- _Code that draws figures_
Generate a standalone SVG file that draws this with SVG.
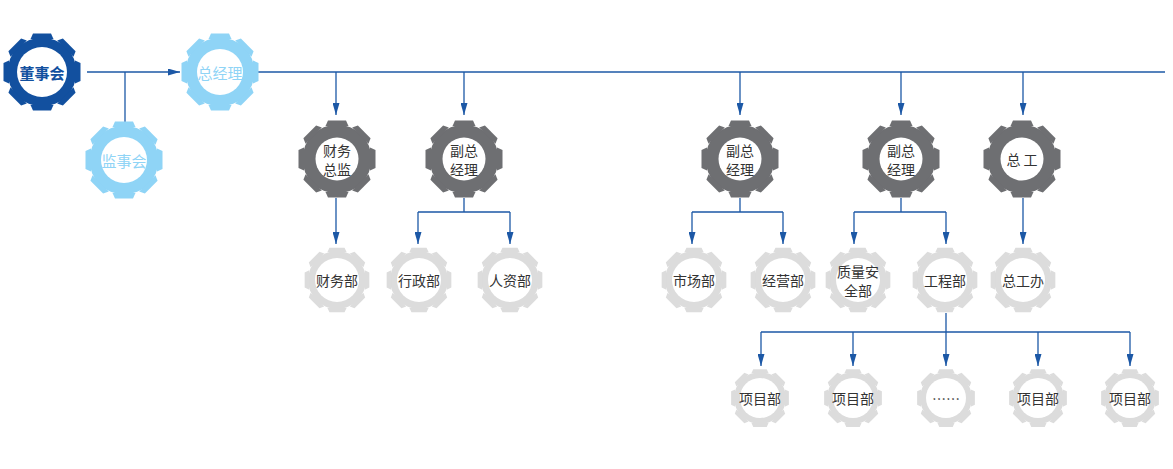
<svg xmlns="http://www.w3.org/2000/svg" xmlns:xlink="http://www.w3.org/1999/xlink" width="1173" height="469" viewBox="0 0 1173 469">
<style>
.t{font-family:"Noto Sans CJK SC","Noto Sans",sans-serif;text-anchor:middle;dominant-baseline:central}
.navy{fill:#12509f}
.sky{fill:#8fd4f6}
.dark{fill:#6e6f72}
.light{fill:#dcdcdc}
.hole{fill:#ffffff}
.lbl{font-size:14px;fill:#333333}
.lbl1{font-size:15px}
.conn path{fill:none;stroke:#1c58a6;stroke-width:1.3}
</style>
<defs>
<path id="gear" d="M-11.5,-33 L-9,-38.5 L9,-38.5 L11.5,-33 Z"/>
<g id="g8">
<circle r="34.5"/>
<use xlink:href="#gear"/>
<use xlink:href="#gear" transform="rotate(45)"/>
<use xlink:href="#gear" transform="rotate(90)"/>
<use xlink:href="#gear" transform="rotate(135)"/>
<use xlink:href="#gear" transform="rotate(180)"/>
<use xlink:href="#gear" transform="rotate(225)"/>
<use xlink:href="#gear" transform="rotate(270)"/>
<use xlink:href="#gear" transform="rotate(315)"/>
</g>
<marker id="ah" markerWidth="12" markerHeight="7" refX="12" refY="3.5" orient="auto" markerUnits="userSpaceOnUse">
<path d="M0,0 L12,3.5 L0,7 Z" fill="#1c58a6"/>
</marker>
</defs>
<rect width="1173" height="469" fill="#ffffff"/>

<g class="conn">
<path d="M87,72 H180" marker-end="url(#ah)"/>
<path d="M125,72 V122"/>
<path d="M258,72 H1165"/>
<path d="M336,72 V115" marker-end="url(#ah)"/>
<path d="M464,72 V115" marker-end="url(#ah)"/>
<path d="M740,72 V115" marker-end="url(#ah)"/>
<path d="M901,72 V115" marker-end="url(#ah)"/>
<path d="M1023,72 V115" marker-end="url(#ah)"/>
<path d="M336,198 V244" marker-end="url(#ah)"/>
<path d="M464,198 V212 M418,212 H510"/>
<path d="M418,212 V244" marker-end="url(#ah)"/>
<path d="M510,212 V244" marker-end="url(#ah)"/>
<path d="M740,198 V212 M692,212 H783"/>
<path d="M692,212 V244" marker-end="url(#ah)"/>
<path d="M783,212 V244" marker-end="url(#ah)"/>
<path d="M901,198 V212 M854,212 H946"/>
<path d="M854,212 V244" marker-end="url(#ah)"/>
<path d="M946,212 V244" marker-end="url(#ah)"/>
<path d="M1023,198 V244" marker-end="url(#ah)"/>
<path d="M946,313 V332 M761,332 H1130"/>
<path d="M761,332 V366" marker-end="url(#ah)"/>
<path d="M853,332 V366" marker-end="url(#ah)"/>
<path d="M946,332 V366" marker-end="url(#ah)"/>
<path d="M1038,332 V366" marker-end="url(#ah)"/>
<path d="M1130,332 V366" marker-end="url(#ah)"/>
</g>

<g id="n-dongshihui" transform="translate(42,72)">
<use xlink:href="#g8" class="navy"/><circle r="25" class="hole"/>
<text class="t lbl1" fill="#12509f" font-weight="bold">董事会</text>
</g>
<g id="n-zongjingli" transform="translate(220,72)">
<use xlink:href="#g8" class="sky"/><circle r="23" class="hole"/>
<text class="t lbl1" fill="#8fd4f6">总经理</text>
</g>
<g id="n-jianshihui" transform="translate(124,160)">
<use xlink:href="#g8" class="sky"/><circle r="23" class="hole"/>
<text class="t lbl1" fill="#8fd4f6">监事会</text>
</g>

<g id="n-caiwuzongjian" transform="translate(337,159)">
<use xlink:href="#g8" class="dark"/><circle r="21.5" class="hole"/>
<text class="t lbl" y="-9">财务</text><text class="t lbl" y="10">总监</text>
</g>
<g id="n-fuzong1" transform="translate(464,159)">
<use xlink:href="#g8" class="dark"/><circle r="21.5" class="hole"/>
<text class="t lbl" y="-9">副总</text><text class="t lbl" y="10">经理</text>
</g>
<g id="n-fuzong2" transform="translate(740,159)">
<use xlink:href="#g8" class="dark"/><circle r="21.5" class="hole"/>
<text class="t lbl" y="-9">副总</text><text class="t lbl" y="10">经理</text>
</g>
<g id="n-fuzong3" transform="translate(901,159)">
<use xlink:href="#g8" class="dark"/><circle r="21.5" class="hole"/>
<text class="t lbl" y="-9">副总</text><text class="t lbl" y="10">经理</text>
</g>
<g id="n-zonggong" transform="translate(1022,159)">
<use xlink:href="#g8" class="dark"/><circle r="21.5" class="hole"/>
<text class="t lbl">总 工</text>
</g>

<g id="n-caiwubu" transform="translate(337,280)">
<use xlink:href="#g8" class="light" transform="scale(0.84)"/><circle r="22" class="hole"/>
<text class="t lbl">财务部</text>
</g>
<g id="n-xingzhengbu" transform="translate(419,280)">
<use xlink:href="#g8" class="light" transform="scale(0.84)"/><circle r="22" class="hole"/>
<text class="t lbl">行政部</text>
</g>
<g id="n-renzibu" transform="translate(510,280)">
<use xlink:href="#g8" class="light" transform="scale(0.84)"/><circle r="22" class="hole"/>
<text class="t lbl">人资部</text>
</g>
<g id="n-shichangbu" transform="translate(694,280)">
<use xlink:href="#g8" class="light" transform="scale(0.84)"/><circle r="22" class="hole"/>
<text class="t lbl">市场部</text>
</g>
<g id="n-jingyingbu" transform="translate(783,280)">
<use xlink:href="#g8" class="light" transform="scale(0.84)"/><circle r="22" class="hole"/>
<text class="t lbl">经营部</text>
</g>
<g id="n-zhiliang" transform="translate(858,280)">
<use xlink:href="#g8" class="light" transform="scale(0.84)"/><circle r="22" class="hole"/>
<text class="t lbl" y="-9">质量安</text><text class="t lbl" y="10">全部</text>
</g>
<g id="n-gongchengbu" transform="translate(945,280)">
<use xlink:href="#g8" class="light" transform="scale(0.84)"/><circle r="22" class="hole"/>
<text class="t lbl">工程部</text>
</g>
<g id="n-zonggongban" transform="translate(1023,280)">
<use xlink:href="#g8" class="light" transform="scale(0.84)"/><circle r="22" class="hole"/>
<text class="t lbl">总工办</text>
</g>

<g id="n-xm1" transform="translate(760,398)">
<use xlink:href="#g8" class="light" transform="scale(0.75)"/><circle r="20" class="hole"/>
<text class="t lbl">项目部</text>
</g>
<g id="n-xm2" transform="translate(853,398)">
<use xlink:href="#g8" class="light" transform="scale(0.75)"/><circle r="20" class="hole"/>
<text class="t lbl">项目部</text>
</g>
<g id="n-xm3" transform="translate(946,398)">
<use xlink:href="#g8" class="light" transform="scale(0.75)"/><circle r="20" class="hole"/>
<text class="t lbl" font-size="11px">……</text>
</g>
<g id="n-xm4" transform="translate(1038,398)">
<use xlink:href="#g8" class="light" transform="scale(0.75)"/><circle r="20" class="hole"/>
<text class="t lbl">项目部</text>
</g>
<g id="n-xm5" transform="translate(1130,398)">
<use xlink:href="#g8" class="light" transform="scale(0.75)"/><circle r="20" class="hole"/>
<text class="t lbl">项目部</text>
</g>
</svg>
---
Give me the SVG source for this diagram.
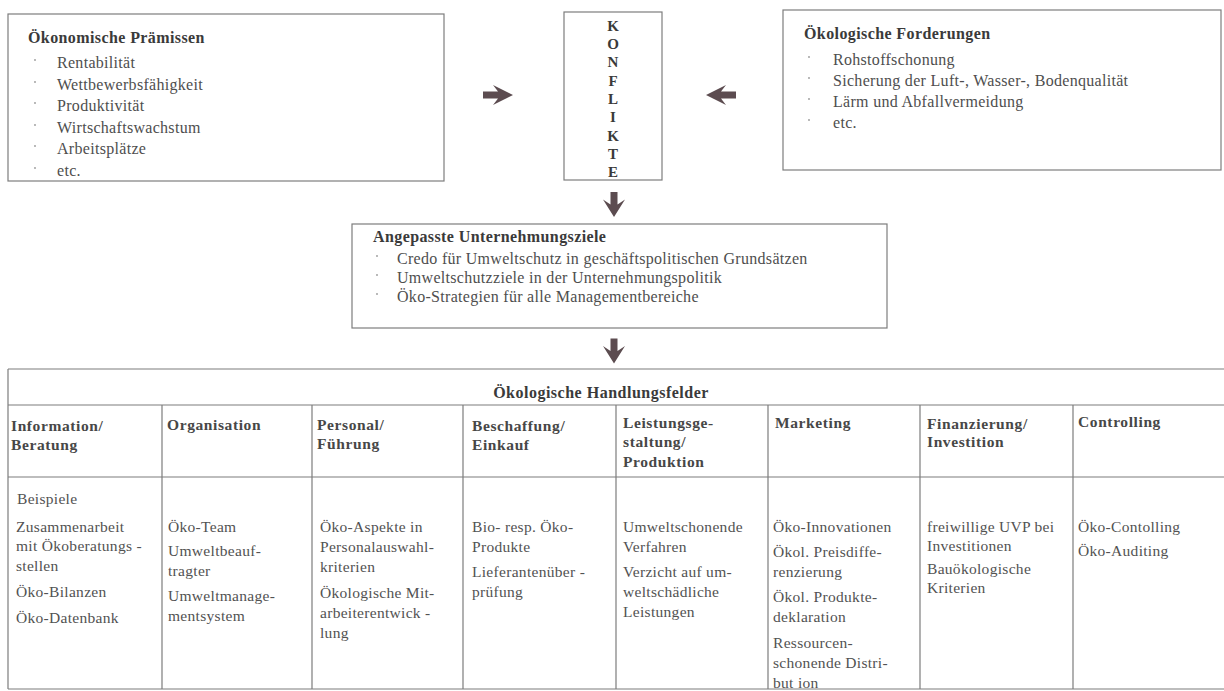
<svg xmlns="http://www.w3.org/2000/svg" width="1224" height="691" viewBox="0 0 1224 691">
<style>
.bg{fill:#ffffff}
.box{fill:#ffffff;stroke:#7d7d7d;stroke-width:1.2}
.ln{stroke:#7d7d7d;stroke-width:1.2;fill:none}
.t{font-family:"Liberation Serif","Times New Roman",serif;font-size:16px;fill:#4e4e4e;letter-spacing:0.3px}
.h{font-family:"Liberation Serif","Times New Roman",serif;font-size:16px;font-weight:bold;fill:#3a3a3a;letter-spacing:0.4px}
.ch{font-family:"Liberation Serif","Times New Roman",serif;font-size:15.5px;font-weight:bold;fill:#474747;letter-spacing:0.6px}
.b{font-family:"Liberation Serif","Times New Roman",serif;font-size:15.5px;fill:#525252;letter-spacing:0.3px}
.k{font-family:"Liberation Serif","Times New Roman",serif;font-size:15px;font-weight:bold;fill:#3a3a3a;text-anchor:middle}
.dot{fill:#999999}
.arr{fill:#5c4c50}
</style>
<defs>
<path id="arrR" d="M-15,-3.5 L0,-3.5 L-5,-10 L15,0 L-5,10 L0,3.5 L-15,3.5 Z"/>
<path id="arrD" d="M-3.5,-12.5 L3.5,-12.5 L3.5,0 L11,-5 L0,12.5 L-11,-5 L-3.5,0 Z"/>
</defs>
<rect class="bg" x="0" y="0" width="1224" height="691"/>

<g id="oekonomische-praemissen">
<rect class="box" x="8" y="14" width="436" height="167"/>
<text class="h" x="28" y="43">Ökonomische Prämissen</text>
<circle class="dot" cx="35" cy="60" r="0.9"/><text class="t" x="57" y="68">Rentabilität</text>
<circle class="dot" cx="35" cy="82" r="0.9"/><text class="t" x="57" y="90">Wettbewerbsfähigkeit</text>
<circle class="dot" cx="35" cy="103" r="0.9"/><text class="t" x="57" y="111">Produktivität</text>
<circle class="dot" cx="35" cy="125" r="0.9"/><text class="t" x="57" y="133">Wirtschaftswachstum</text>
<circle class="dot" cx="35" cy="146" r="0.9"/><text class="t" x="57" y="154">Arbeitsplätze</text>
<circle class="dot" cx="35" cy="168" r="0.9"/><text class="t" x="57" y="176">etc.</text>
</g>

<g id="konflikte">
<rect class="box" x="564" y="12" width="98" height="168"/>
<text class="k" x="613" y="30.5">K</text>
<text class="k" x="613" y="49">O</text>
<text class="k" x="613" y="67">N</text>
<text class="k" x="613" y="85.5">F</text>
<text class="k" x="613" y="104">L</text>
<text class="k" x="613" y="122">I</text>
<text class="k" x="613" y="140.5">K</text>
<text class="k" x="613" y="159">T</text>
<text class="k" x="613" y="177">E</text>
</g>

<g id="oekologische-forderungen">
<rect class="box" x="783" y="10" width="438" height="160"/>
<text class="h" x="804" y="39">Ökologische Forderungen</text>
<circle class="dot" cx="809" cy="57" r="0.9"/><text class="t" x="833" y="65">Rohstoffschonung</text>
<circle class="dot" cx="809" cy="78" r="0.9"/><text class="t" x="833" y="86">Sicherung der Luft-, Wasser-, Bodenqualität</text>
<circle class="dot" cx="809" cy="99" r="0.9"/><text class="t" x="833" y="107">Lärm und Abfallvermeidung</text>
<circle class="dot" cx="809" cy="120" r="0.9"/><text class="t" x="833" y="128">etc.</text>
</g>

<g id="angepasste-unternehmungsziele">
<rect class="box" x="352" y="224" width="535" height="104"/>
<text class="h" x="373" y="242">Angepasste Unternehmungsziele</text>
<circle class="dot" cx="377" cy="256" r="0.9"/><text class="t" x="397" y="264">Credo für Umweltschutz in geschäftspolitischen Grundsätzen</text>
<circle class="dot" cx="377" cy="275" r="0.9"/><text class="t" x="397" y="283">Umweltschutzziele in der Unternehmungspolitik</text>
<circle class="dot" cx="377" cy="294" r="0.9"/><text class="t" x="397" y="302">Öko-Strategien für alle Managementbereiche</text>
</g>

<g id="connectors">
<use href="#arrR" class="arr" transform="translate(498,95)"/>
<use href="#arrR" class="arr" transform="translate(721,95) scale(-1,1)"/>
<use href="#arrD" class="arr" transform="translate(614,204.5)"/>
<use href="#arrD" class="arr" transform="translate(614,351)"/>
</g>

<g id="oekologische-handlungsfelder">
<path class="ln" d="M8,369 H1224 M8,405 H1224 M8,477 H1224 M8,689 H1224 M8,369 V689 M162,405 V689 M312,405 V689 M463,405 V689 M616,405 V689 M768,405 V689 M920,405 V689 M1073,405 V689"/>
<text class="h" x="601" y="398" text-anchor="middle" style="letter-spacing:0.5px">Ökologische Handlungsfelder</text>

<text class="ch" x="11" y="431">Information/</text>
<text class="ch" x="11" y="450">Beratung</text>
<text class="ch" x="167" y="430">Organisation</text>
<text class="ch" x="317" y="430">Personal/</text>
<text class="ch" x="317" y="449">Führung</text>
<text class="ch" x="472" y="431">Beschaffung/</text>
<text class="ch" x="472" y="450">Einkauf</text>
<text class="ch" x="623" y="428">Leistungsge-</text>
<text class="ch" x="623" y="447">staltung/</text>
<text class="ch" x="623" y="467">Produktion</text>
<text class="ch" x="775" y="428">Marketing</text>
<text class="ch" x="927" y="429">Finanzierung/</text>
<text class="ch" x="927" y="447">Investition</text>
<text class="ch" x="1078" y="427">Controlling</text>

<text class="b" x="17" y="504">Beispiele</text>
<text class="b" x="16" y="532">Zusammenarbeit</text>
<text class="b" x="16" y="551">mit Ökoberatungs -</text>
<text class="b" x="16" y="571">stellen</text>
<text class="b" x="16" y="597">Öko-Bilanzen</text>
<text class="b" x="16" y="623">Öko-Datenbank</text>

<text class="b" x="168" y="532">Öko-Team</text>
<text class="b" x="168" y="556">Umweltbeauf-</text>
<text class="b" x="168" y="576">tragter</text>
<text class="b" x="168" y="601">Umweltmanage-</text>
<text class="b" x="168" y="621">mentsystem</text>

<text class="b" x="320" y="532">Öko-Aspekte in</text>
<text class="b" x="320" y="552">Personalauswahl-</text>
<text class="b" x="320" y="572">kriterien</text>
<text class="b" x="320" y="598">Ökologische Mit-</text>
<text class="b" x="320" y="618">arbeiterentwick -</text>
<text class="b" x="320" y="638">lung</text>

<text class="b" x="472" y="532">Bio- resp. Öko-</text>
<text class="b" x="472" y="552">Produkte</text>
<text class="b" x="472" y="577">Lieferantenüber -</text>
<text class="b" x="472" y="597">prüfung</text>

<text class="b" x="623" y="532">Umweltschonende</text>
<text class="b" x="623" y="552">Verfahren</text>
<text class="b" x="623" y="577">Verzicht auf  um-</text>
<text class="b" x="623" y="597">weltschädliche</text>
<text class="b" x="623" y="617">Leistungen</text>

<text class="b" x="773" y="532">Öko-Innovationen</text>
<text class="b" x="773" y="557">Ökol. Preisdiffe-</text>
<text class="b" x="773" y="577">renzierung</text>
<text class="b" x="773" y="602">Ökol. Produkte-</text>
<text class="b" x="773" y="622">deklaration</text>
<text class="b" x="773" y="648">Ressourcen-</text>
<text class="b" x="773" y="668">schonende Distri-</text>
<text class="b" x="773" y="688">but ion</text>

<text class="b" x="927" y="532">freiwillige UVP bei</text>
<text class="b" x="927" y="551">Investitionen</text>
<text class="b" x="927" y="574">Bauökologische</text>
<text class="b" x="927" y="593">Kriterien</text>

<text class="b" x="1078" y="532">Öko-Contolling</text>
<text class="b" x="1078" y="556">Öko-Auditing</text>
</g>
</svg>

- _Aim of the exercise_
Return all lines containing the word "this".

- _Task output_
Generate a standalone SVG file that draws this with SVG.
Give me the SVG source for this diagram.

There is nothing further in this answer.